Recently, Zhang Qian, a Distinguished Associate Research Fellow of the Institute of Advanced Studies at Chengdu University (CDU), has published his latest research results entitled "New Strategy to Synthesize Oxygen Vacancy-rich CoFe Nanoneedles for Overall Water Splitting and Urea Electrolysis" (https://doi.org/10.1016/j.cej.2021.134275) on Chemical Engineering Journal (IF=13.273), the top journal in the field of chemical engineering. The paper was published with CDU as the first affiliation and Zhao Peng, another Distinguished Associate Research Fellow, as the corresponding author.
Zhang Qian, in collaboration with the School of Mechanical Engineering at CDU, Guangxi University and Beijing University of Chemical Technology, has prepared oxygen vacancy-rich CoFe nanoneedles through the CaH2 reduction method and applied them in the area of electrolytic water and urea electrolysis. Compared with the traditional H2 reduction method, this method features a lower reaction temperature and a safer reaction process. This electrode material can be used as a bifunctional catalyst in the field of urea electrolysis to obtain a lower overpotential while solving the environmental pollution problem caused by urea-containing wastewater.
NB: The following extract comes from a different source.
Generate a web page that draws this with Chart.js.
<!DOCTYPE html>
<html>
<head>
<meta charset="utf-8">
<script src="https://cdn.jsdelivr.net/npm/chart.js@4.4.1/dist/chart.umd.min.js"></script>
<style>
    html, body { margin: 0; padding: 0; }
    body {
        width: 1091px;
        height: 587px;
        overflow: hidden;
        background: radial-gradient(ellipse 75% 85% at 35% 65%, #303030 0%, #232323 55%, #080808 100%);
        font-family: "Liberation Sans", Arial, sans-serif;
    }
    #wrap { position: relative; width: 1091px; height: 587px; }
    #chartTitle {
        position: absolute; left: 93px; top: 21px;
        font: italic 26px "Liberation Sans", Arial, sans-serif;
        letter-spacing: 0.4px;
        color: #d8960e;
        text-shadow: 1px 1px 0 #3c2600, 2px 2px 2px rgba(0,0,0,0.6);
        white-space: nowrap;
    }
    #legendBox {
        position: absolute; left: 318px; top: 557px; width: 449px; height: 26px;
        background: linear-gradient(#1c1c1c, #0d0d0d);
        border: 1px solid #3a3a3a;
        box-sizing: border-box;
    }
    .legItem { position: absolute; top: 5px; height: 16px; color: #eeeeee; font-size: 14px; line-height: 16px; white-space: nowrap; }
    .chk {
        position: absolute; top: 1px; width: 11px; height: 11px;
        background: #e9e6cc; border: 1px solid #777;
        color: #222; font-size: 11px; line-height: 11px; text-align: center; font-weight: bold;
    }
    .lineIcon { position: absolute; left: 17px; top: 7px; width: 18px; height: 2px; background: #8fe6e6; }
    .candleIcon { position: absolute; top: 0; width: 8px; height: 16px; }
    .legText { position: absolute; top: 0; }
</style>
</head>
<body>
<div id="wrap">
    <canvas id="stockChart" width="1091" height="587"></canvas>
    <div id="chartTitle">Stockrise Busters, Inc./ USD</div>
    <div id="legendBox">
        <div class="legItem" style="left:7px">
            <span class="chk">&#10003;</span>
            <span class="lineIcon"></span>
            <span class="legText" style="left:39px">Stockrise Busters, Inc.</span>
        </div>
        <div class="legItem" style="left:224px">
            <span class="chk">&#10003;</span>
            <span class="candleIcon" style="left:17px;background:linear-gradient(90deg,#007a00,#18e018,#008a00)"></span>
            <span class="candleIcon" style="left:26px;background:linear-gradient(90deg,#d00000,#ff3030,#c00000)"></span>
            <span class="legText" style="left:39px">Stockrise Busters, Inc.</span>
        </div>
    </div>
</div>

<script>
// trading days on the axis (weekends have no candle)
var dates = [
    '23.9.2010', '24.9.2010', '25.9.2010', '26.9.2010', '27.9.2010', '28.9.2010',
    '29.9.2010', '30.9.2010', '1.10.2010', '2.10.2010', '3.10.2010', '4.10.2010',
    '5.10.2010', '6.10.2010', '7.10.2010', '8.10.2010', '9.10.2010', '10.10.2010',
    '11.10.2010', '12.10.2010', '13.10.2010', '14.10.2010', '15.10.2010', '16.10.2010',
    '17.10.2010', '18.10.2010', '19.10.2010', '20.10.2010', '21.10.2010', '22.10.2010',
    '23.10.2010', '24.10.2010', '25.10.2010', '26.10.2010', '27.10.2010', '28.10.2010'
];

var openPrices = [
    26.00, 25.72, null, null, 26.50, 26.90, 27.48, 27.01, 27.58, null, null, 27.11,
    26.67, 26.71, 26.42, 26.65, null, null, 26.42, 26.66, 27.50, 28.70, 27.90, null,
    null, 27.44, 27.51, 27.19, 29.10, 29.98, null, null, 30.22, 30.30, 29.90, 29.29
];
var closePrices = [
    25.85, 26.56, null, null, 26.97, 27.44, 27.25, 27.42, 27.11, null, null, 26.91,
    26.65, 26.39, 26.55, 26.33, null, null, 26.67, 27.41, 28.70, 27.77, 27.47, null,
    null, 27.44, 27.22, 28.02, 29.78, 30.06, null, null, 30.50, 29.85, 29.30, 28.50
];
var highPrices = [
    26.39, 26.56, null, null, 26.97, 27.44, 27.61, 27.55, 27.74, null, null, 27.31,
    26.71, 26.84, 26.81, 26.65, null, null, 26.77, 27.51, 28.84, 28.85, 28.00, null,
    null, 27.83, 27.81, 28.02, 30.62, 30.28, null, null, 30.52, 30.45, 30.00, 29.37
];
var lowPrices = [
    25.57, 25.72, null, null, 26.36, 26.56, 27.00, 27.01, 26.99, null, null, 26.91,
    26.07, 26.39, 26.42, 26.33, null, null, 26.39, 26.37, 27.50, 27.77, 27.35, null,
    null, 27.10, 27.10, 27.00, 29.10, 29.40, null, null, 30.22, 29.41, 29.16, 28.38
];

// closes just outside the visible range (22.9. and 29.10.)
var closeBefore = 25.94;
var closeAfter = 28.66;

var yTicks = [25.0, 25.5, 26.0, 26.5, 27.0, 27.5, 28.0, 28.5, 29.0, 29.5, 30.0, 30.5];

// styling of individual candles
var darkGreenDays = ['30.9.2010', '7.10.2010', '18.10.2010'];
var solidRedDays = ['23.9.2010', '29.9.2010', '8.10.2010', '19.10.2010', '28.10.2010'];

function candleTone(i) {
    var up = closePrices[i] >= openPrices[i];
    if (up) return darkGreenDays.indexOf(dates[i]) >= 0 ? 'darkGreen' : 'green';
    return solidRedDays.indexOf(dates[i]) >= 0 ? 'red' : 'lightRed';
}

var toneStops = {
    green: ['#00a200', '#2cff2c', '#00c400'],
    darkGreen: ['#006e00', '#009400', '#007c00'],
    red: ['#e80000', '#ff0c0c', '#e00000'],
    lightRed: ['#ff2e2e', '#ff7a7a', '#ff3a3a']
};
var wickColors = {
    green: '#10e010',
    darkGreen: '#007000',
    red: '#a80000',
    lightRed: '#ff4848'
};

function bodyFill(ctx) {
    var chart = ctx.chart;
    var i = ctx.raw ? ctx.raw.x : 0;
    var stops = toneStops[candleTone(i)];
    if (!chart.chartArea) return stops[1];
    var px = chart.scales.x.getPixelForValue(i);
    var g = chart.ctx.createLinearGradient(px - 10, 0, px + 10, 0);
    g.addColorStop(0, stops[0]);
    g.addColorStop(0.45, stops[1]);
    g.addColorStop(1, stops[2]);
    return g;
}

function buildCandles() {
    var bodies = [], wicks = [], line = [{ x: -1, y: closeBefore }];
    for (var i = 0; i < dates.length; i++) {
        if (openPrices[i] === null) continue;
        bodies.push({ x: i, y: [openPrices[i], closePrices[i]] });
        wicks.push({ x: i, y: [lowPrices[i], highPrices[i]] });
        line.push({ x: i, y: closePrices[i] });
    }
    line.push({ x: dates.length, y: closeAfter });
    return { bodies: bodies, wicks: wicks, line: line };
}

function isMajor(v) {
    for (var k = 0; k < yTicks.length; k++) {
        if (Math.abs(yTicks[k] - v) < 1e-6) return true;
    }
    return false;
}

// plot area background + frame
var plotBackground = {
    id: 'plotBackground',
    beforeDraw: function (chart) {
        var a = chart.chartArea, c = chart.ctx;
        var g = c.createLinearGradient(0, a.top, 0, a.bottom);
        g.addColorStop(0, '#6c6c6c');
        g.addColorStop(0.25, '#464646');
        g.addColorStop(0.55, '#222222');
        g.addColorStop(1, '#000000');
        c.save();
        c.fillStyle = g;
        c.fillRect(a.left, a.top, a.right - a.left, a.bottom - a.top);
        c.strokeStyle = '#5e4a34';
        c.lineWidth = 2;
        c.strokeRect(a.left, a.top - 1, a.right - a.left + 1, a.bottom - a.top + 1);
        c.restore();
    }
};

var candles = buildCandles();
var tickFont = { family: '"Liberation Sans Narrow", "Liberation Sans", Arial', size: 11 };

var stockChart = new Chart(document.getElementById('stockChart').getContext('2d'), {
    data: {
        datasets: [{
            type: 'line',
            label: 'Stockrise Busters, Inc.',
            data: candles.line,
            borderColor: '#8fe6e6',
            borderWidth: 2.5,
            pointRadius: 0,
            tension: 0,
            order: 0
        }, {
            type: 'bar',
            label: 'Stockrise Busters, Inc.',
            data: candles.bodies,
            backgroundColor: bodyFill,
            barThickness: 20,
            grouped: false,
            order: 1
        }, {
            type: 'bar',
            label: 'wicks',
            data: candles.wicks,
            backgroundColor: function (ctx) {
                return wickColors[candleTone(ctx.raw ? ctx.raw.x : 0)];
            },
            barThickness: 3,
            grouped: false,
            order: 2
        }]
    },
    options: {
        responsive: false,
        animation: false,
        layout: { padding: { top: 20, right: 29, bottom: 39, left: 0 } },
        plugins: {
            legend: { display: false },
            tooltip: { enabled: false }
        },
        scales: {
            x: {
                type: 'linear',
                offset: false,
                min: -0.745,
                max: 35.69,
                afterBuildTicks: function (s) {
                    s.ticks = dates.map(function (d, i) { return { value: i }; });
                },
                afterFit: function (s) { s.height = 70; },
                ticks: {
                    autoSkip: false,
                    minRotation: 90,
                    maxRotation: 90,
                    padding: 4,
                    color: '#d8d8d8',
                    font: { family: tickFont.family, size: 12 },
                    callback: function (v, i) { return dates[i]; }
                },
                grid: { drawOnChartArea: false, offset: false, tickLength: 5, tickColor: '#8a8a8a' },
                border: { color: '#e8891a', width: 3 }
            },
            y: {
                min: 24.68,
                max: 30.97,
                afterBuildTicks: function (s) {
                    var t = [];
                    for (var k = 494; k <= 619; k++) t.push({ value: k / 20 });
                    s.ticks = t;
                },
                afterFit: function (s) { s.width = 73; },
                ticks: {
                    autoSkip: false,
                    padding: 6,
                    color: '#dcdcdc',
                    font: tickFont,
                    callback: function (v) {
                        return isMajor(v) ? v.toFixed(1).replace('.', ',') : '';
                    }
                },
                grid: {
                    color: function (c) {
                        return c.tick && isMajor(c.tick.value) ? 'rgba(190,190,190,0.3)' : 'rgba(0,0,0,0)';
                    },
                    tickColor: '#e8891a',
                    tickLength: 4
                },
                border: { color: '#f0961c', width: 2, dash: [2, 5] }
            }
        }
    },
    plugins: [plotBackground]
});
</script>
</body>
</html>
The electrode material has the following advantages: (1) The open nanoneedle structure facilitates the exposure of more active sites while increasing the diffusion rate of ions on the electrode surface. (2) The CaH2 reduction method helps create more oxygen vacancies on the surface of the electrode material, which will further optimize the electronic structure and enhance the electrical conductivity of the electrode material. In addition, density functional theory (DFT) explains the role oxygen vacancy played in optimizing the electronic structure and enhancing the electrical conductivity from a theoretical perspective.
Chemical Engineering Journal is one of the top three most influential journals in the field of engineering technology and chemical engineering. It is also among the top journals in the division of engineering technology/chemistry/environment in the Chinese Academy of Sciences (CAS). This research was supported by the National Natural Science Foundation of China (NSFC), the Beijing Natural Science Foundation, and the Fundamental Research Funds for the Central Universities.